Eating glutinous rice dumplings is the norm in the south, whereas in the north it is mainly flour-made dumplings and wontons

After “entering the nines”, the ancient literati used to hold activities to dispel the cold. On a “nine” day, about nine people would drink wine (“wine” and “nine” are homophonic in Chinese). However, apart from the jolly, merry tone, Winter Solstice is also a heartening testimony of human determination.

From the imperial court down to the folk at that time, people maintained the custom of painting the “nine-nine cold-dispelling drawing”. One of the possible origins is traced back to a patriot, Wen Tianxiang, in the Southern Song Dynasty, who was captured by the authorities of the Yuan Dynasty and imprisoned on Winter Solstice. Years in prison pushed him to use the tip of a broken brick to paint plum blossoms on the wall. He painted 81, each of which is hollowed. He kept painting one every day, so that after 81 days, it would be the day when the earth would rejuvenate. He firmly believed that the cold winter would pass and spring would come. When word of his deeds spread across the nation, people expressed admiration for his moral character and followed suit by drawing the plum blossoms, thus forming an endearing custom of countdown to the return of spring.

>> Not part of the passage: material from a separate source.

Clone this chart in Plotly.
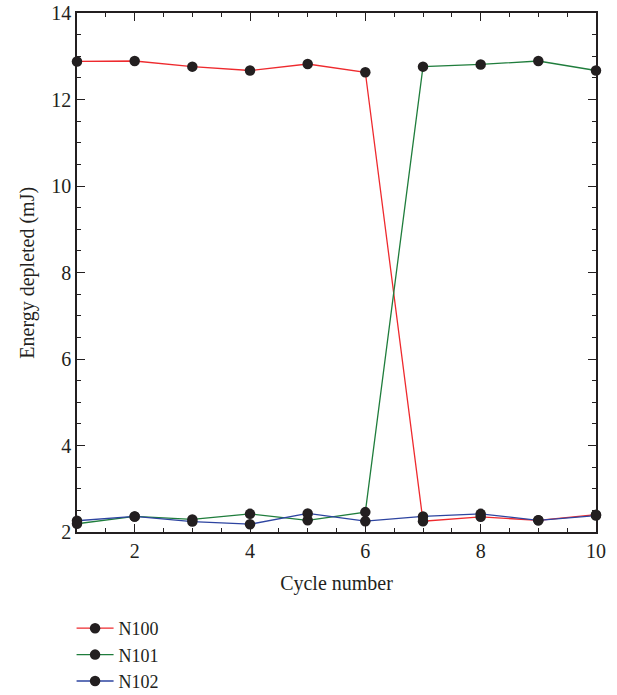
import plotly.graph_objects as go

cycles = [1, 2, 3, 4, 5, 6, 7, 8, 9, 10]
n100 = [12.88, 12.89, 12.76, 12.67, 12.82, 12.63, 2.25, 2.35, 2.27, 2.40]
n101 = [2.19, 2.36, 2.29, 2.42, 2.27, 2.46, 12.76, 12.81, 12.89, 12.67]
n102 = [2.26, 2.36, 2.24, 2.18, 2.43, 2.25, 2.36, 2.42, 2.27, 2.38]
names = ["N100", "N101", "N102"]
colors = ["#ee2a2e", "#1f7d3c", "#2d44a0"]

FONT = "Liberation Serif, Times New Roman, serif"
TXT = "#231f20"
FS = 20

fig = go.Figure()
for name, vals, col in zip(names, [n100, n101, n102], colors):
    fig.add_trace(go.Scatter(
        x=cycles, y=vals, name=name, mode="lines+markers",
        line=dict(color=col, width=1.3),
        marker=dict(color="#231f20", size=10.5),
        cliponaxis=False,
    ))

axis_common = dict(showgrid=False, zeroline=False, showline=True, linecolor=TXT,
                   linewidth=1.5, tickcolor=TXT, tickwidth=1.4, mirror="ticks",
                   ticks="inside", ticklen=8, tick0=0, dtick=2, automargin=False,
                   minor=dict(dtick=0.5, tick0=0, ticks="inside", ticklen=4,
                              tickcolor=TXT, tickwidth=1.2),
                   tickfont=dict(family=FONT, size=FS, color=TXT))

fig.update_layout(
    width=617, height=695,
    margin=dict(l=77, r=21, t=13, b=163, autoexpand=False),
    plot_bgcolor="white", paper_bgcolor="white",
    font=dict(family=FONT, size=FS, color=TXT),
    xaxis=dict(range=[1, 10],
               title=dict(text="Cycle number", font=dict(family=FONT, size=FS, color=TXT)),
               **axis_common),
    yaxis=dict(range=[2, 14], **axis_common),
    annotations=[dict(text="Energy depleted (mJ)", xref="paper", yref="paper",
                      x=-0.096, y=0.5, xanchor="center", yanchor="middle",
                      textangle=-90, showarrow=False,
                      font=dict(family=FONT, size=FS, color=TXT))],
    legend=dict(xref="container", yref="container", x=0.116, y=0.1223,
                xanchor="left", yanchor="top", bgcolor="rgba(0,0,0,0)",
                font=dict(family=FONT, size=18, color=TXT), tracegroupgap=0, itemwidth=37),
    showlegend=True,
)

fig.write_html("out.html", post_script="document.body.style.margin='0';",
               config={"displayModeBar": False})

A bowl of lotus root soup ready to serve. (XU HUI / WEI YONGXIAN / MA DUO / FOR CHINA DAILY)

There is a great difference in the food eaten on the day of Winter Solstice between the north and the south. Eating glutinous rice dumplings is the norm in the south, whereas in the north it is mainly flour-made dumplings and wontons. The rice dumplings are also called “Winter Solstice balls” in the south. Southerners use glutinous rice to wrap various vegetables and meat as fillings. It not only serves as an offering to the ancestors but also a gift for relatives and friends.

The custom dates back to the Ming Dynasty when women got up early in the morning on that day to start making glutinous rice balls, and the whole family ate them for breakfast to mark that the daytime was about to get longer. Later, the custom was added with a new symbolic meaning as the round shape of the rice balls also signifies reunion.

The Winter Solstice gastronomy in Suzhou, Jiangsu province, is perhaps among the most traditional and exquisite. Dinner for family reunions on that day is the most important festive event for local people. The dinner must include cold dishes and hot stir-fry, whole chicken, duck and fish, just like the Chinese New Year’s Eve dinner. On the eve of Winter Solstice, business at the braised food shops in the streets and alleys is extremely brisk with the dry-cut beef, lamb, salted chicken and smoked fish sold out fresh from the shelf.

Colorful dumplings made by villagers in Zhouzhi county, Xi’an, Shaanxi province.(XU HUI / WEI YONGXIAN / MA DUO / FOR CHINA DAILY)

However, eating dumplings on Winter Solstice is a ubiquitous part of day-to-day life in the north. One legend says Zhang Zhongjing, the great doctor in the Eastern Han Dynasty, saw on his way back to his hometown on Winter Solstice that the villagers on both sides of the Baihe River in Nanyang, Henan province, were dressed in rags and many had frostbitten ears. He wanted to help and asked his disciples to set up a shed there. He mixed mutton, pepper and some cold-dispelling herbs together, chopped them and wrapped them in dough that looked like an ear.

He then boiled them in a pot and named it the “ear frostbite relieving soup” and offered to the common people. After taking it, the frostbite was cured. Later, every Winter Solstice, people imitated his cooking, so the custom of “pinching frozen ears” was formed.

“It’s by these legends that people’s emotions are recorded and accumulated in such festive customs,” says folklore expert Zhou Dongxu. “Winter Solstice has been an important solar term since it was established. It has not only distinctive agricultural features, but also strong ethical implications and a human touch. The difference in festivals and customs between the north and the south makes up the diversity and profoundness of our culture.”